In An Ordinary Man, Rusesabagina states, “We may have left Rwanda, but Rwanda will never leave us.” Even as he is distant from his very place of heritage, he remains fully committed to the remembrance of the genocide. Later, after a flood of newfound fame in part to the release of the movie and book, he was awarded the prestigious U.S. Presidential Medal of Freedom on November 9, 2005 by George W. Bush and also honored with the National Civil Rights Museum’s 2005 Freedom Award.

Today he lives just outside the city limits of Brussels proper. Rusesabagina has commented, “All in all, it is a contented life, and I want no more adventure in it. I would have been happy to have lived out my remaining time as a good husband to my wife, a decent father to my children, and a safety-conscious driver for my passengers, with what happened at the Hotel Mille Collines, only a private memory, a forgotten episode in history.”

Rusesabagina has also campaigned relentlessly for genocide prevention, specifically in the Sudanese region of Darfur (for more, see ‘Rusesabagina as a Humanitarian’). Rusesabagina’s idea of heroism is not based on merit or importance but rather in humane and kind gestures, even those of a seemingly simple nature.
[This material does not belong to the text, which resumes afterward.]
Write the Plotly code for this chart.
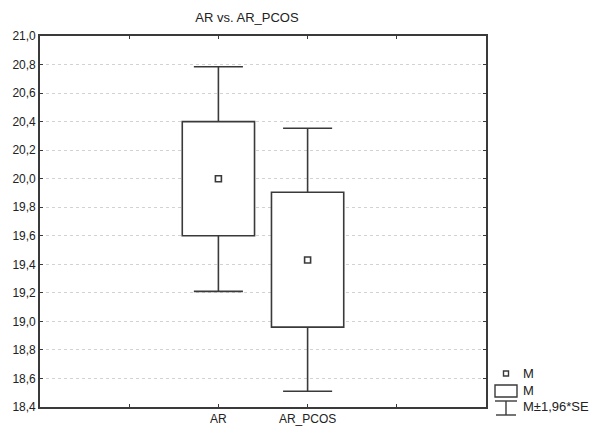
import plotly.graph_objects as go

# ---- data ----
categories = ["AR", "AR_PCOS"]
cat_pos = [2, 3]
means = [20.0, 19.43]
box_low = [19.60, 18.96]       # M - SE
box_high = [20.40, 19.905]     # M + SE
whisk_low = [19.21, 18.51]     # M - 1.96*SE
whisk_high = [20.785, 20.353]  # M + 1.96*SE
y_ticks = [18.4 + 0.2 * i for i in range(14)]

LINE = "#3a3a3a"
FONT = "Liberation Sans, Arial, sans-serif"
BOX_HALF = 0.405
CAP_HALF = 0.275
LW = 1.6

fig = go.Figure()
shapes = []
for i, c in enumerate(categories):
    xc = cat_pos[i]
    common = dict(xref="x", yref="y", layer="between")
    shapes.append(dict(type="line", x0=xc, x1=xc, y0=box_high[i], y1=whisk_high[i],
                       line=dict(color=LINE, width=LW), **common))
    shapes.append(dict(type="line", x0=xc, x1=xc, y0=box_low[i], y1=whisk_low[i],
                       line=dict(color=LINE, width=LW), **common))
    shapes.append(dict(type="line", x0=xc - CAP_HALF, x1=xc + CAP_HALF,
                       y0=whisk_high[i], y1=whisk_high[i], line=dict(color=LINE, width=LW), **common))
    shapes.append(dict(type="line", x0=xc - CAP_HALF, x1=xc + CAP_HALF,
                       y0=whisk_low[i], y1=whisk_low[i], line=dict(color=LINE, width=LW), **common))
    shapes.append(dict(type="rect", x0=xc - BOX_HALF, x1=xc + BOX_HALF,
                       y0=box_low[i], y1=box_high[i], fillcolor="white",
                       line=dict(color=LINE, width=LW), **common))

fig.add_trace(go.Scatter(
    x=cat_pos, y=means, mode="markers",
    marker=dict(symbol="square-open", size=6, color=LINE, line=dict(width=1.6, color=LINE)),
    showlegend=False, hoverinfo="skip", cliponaxis=False))

# ---- custom legend (paper coords) ----
L = 40; R = 486; T = 36; B = 407
def px(x): return (x - L) / (R - L)
def py(y): return (B - y) / (B - T)

shapes.append(dict(type="rect", xref="paper", yref="paper", x0=px(503.5), x1=px(508.5),
                   y0=py(376), y1=py(371), line=dict(color=LINE, width=1.4), fillcolor="white"))
shapes.append(dict(type="rect", xref="paper", yref="paper", x0=px(495), x1=px(517),
                   y0=py(397), y1=py(385), line=dict(color=LINE, width=1.4), fillcolor="white"))
shapes.append(dict(type="line", xref="paper", yref="paper", x0=px(495), x1=px(517),
                   y0=py(401), y1=py(401), line=dict(color=LINE, width=1.4)))
shapes.append(dict(type="line", xref="paper", yref="paper", x0=px(506), x1=px(506),
                   y0=py(401), y1=py(415), line=dict(color=LINE, width=1.4)))
shapes.append(dict(type="line", xref="paper", yref="paper", x0=px(496), x1=px(516),
                   y0=py(415), y1=py(415), line=dict(color=LINE, width=1.4)))

legend_texts = ["M", "M", "M±1,96*SE"]
legend_y = [373, 390, 406]
annotations = []
for t, yy in zip(legend_texts, legend_y):
    annotations.append(dict(text=t, xref="paper", yref="paper", x=px(521), y=py(yy),
                            xanchor="left", yanchor="middle", showarrow=False,
                            font=dict(family=FONT, size=13, color="#222")))

fig.update_layout(
    width=591, height=431,
    margin=dict(l=L, r=591 - R, t=T, b=431 - B, autoexpand=False),
    paper_bgcolor="white", plot_bgcolor="white",
    separators=",.",
    title=dict(text="AR vs. AR_PCOS", x=247 / 591, xanchor="center",
               y=1 - 17 / 431, yanchor="middle",
               font=dict(family=FONT, size=13, color="#222")),
    shapes=shapes, annotations=annotations,
    font=dict(family=FONT, size=12, color="#222"),
)
fig.update_xaxes(
    range=[0, 5], tickvals=[1, 2, 3, 4], ticktext=["", categories[0], categories[1], ""],
    ticks="inside", ticklen=3, tickcolor=LINE, showgrid=False, zeroline=False,
    showline=True, linecolor=LINE, linewidth=1.6, mirror="ticks", automargin=False,
    tickfont=dict(family=FONT, size=12, color="#222"))
fig.update_yaxes(
    range=[18.4, 21.0], tickvals=y_ticks, tickformat=".1f",
    ticks="inside", ticklen=3, tickcolor=LINE, showgrid=True,
    gridcolor="#d2d2d2", griddash="dot", gridwidth=1, zeroline=False,
    showline=True, linecolor=LINE, linewidth=1.6, mirror="ticks", automargin=False,
    tickfont=dict(family=FONT, size=12, color="#222"))

fig.write_html("out.html", config={"displayModeBar": False},
               post_script="document.body.style.margin='0';")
As he himself says in his memoir, “Wherever the killing season should next begin and people should become strangers to their neighbors and themselves, my hope is that there will still be those ordinary men who say a quiet no and open the room upstairs.” Though Rusesabagina has never acknowledged himself as a hero, he is the living definition of one, not so much for what he did during the genocide, but also for what he has done after the genocide. He is a special man with a special story, and one can only hope that others can learn and be inspired by his shining example.